The pen did have a small crack to the lid, but it improved on hopes of £1500-2500 to bring £8000.

4. 17th century pewter candlestick – £16,000

Charles II pewter candlestick

Charles II pewter candlestick – £16,000 at Bonhams Oxford.

The Oak Sale at Bonhams in Oxford on January 20 included this rare Charles II pewter candlestick c.1675 with the maker’s mark SB (possibly for Samuel Booth of York (fl.1671-79).

A virtually identical pair of 9in (22cm) candlesticks, without the detachable sconce, by the same maker, are in The Worshipful Company of Pewterers collection.

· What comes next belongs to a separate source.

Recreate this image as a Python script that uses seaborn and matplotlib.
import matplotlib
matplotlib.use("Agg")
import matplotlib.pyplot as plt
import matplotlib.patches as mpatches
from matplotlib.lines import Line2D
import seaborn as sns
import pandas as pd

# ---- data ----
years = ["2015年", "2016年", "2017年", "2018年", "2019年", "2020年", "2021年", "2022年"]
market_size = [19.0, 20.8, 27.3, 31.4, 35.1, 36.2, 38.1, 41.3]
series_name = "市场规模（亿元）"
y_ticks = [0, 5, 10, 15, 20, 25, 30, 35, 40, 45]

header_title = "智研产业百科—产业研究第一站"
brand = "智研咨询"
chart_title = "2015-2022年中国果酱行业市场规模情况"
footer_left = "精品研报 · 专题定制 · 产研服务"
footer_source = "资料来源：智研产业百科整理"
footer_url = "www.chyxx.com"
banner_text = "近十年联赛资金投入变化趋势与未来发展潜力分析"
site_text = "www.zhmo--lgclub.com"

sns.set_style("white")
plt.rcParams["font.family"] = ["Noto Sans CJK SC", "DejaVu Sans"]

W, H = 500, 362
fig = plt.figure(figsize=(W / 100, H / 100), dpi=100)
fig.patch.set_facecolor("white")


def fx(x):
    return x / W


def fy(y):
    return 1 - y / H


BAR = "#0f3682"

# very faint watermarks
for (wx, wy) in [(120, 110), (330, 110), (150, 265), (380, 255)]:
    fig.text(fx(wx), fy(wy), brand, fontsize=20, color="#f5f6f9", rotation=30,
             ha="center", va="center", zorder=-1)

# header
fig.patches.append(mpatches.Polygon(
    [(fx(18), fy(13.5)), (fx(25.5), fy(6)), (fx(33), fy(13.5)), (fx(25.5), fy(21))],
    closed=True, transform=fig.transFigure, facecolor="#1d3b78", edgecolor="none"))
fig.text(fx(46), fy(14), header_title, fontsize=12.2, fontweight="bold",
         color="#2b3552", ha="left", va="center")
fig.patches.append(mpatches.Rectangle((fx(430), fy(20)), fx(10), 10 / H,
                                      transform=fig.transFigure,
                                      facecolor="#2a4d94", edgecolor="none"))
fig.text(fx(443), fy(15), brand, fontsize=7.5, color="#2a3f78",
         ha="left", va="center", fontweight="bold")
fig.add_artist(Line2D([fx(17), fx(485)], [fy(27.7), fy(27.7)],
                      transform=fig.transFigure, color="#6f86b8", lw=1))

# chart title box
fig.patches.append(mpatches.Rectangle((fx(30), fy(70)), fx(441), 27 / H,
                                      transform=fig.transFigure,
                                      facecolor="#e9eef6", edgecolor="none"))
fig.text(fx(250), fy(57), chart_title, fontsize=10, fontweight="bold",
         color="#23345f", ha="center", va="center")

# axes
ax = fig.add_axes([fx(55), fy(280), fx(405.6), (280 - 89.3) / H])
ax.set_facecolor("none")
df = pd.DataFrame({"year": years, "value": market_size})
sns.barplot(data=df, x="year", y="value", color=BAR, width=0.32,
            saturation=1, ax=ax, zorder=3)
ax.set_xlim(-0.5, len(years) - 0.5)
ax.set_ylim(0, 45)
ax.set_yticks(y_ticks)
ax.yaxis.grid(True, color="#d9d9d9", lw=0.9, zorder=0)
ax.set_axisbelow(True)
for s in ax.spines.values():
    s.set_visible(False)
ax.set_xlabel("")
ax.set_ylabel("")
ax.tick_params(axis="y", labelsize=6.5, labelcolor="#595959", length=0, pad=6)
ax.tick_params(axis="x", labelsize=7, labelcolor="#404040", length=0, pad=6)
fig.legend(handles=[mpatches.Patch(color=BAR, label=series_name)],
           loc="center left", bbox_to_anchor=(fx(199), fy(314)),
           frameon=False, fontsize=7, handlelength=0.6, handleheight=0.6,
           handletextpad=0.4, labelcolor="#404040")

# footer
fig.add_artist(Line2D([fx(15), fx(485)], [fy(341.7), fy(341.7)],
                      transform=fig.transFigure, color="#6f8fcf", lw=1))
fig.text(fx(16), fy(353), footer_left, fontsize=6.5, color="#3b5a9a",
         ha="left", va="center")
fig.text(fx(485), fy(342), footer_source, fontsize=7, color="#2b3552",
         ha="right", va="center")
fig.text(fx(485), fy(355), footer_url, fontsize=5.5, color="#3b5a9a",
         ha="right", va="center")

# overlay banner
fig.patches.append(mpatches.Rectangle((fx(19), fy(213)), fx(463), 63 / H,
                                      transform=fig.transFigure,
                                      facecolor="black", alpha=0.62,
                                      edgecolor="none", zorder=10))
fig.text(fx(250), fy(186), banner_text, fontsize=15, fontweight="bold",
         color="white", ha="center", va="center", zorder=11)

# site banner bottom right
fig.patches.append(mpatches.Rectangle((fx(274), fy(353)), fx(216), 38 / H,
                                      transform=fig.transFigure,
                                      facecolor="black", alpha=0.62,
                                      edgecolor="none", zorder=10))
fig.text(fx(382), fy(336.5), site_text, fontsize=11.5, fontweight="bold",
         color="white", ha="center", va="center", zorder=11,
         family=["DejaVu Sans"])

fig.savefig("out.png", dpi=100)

Estimated at £6000-8000, it sold at £16,000.

5. Australian animal taxidermy – £15,000

Taxidermy

A case of Australian mammals and reptiles by Henry Shaw of Shrewsbury – £15,000 at Tennants.

Hodnet Hall in Shropshire, home of the Heber family for centuries, formed its natural history collection during the golden era of taxidermy – from the early 1870s to the 1920s. Several Victorian and Edwardian generations of the family were international travellers including Hugh Lewis Heber-Percy (1853-1925) who made trips to Australia, Africa, India and the Far East.

An inscribed copper shield to this 3ft 7in x 4ft 2in (1.04 x 1.32m) floor-standing case of three platypus, a goanna, flying squirrel and three quolls reads Australia, Collected by HLHP. The case itself is signed and dated to interior floor H Shaw, Salop, (18)76. Henry Shaw (1812 -87) was a notable local name: operating from the High Street in Shrewsbury his mounts included those in the collections at Hawkstone Park and Ludlow Museum.

It was sold at Tennants in Leyburn on January 15 as part of a 116-lot sale of taxidermy from Hodnet Hall. Estimated at £8000-12,000, it went to a European private buyer via thesaleroom.com at £15,000.